Here's my version of that.  Everybody's speculating, what is DC doing?  Why Tuesday, change everything?  What is that going to mean?  All of those things are applicable.  Let me tell what I think is the real reason, and I'm almost 100 percent certain.

I get these emails from Warner that try to sell me DVDs, try to sell me products.  In the Warner world, Tuesday is becoming Warner Tuesday.  They uniformly want to put out their products on Tuesday, which tells me this is non‑negotiable.  This is a Warner initiative that is telling the world that Warner Tuesdays, your DVDs come out, your comics come out, your everything else.  Look into that and I think you'll agree with me.

It does still create the issues of, if you're a guy who owns a store, and you have a subscription service, now you've got to do your subscription service twice.  If you're a consumer, though, and you buy more than DC, unless you're a total fanatic, you probably don't want to come in twice, especially during a quarantine period, where you might run into trouble.

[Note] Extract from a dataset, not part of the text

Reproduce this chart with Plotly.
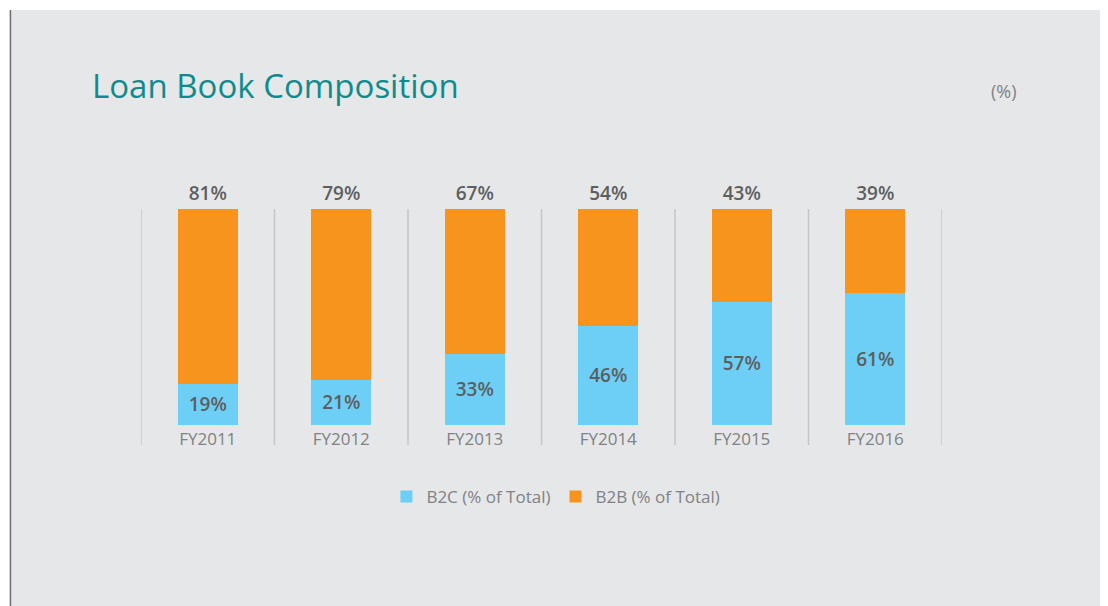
import plotly.graph_objects as go

years = ["FY2011", "FY2012", "FY2013", "FY2014", "FY2015", "FY2016"]
b2c = [19, 21, 33, 46, 57, 61]
b2b = [81, 79, 67, 54, 43, 39]

BG = "#e6e7e8"
BLUE = "#6dcff6"
ORANGE = "#f7941d"
DARK = "#5d5e60"
MID = "#808285"
FONT = "Open Sans"

# page body has an 8px margin, so the figure is shifted by that much
W, H = 1100, 598

fig = go.Figure()

fig.add_trace(go.Bar(
    x=years, y=b2c, name="B2C (% of Total)",
    marker=dict(color=BLUE, line=dict(width=0)),
    text=[f"{v}%" for v in b2c], textposition="inside",
    insidetextanchor="middle",
    textfont=dict(family=FONT, size=19, color=DARK, weight=600),
    width=0.45,
))
fig.add_trace(go.Bar(
    x=years, y=b2b, name="B2B (% of Total)",
    marker=dict(color=ORANGE, line=dict(width=0)),
    text=[f"{v}%" for v in b2b], textposition="outside",
    textfont=dict(family=FONT, size=19, color=DARK, weight=600),
    width=0.45, cliponaxis=False,
))

# vertical separators between categories
shapes = []
for i in range(len(years) + 1):
    shapes.append(dict(
        type="line", xref="x", yref="paper",
        x0=i - 0.5, x1=i - 0.5, y0=-0.0926, y1=1,
        line=dict(color="#c4c6c8", width=1.5),
    ))

# white frame strips and left border
shapes += [
    dict(type="rect", xref="paper", yref="paper", x0=-0.3, x1=1.3,
         y0=1.9213, y1=2.2, fillcolor="white", line=dict(width=0), layer="below"),
    dict(type="rect", xref="paper", yref="paper", x0=-0.3, x1=-0.1636,
         y0=-1, y1=2.2, fillcolor="white", line=dict(width=0), layer="below"),
    dict(type="line", xref="paper", yref="paper", x0=-0.1630, x1=-0.1630,
         y0=-1, y1=1.9213, line=dict(color="#6d6e71", width=1.5)),
]

fig.update_layout(
    width=W, height=H,
    margin=dict(l=133, r=166, t=201, b=181),
    paper_bgcolor=BG, plot_bgcolor="rgba(0,0,0,0)",
    barmode="stack",
    showlegend=True,
    legend=dict(
        orientation="h", traceorder="normal",
        x=0.518, xanchor="center", y=-0.333, yanchor="middle",
        font=dict(family=FONT, size=17, color=MID),
        bgcolor="rgba(0,0,0,0)", itemwidth=30,
    ),
    title=dict(
        text="Loan Book Composition", xref="container", x=84 / W,
        xanchor="left", yref="container", y=1 - 78 / H, yanchor="middle",
        font=dict(family=FONT, size=33, color="#0f8b8d"),
    ),
    shapes=shapes,
    annotations=[dict(
        text="(%)", xref="paper", yref="paper", x=1.0774, y=1.548,
        xanchor="center", yanchor="middle",
        showarrow=False, font=dict(family=FONT, size=18, color=MID),
    )],
)

fig.update_xaxes(
    range=[-0.5, 5.5], showgrid=False, zeroline=False, showline=False,
    ticks="", ticklabelstandoff=2,
    tickfont=dict(family=FONT, size=17, color=MID),
)
fig.update_yaxes(
    range=[0, 100], visible=False, showgrid=False, zeroline=False,
)

fig.write_html("out.html")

If I'm a consumer, I'll wait until Wednesday and pick everything up.  There's a lot of nonsensical things that have gone into this.  What makes it make sense from a DC standpoint is they don't have a choice.  I mean from a Jim Lee or somebody in that part of DC world, because they would probably understand that this isn't changing anything, other than making more trouble for the retailers.  If Warner on high says, "We want our products out on Tuesday with everybody else's," what are you going to say?  You've got no choice.  That's my feeling on it.

That Tuesday release day is the entire book business.  It's the entire home video business.  What makes you think it's just Warner?
They're trying to uniformize that.  That's what happening.  Now, whether that turns around and makes the comic industry become the tail wagging the dog on us, and we all convert to Tuesday, that remains to be seen.

I could do anything that the retailers want and the publishers want, but right now I'm not getting the sense that everybody wants to switch to Tuesday because DC did.  Until I get an overwhelming sense of that, I don't think we're going to consider changing that.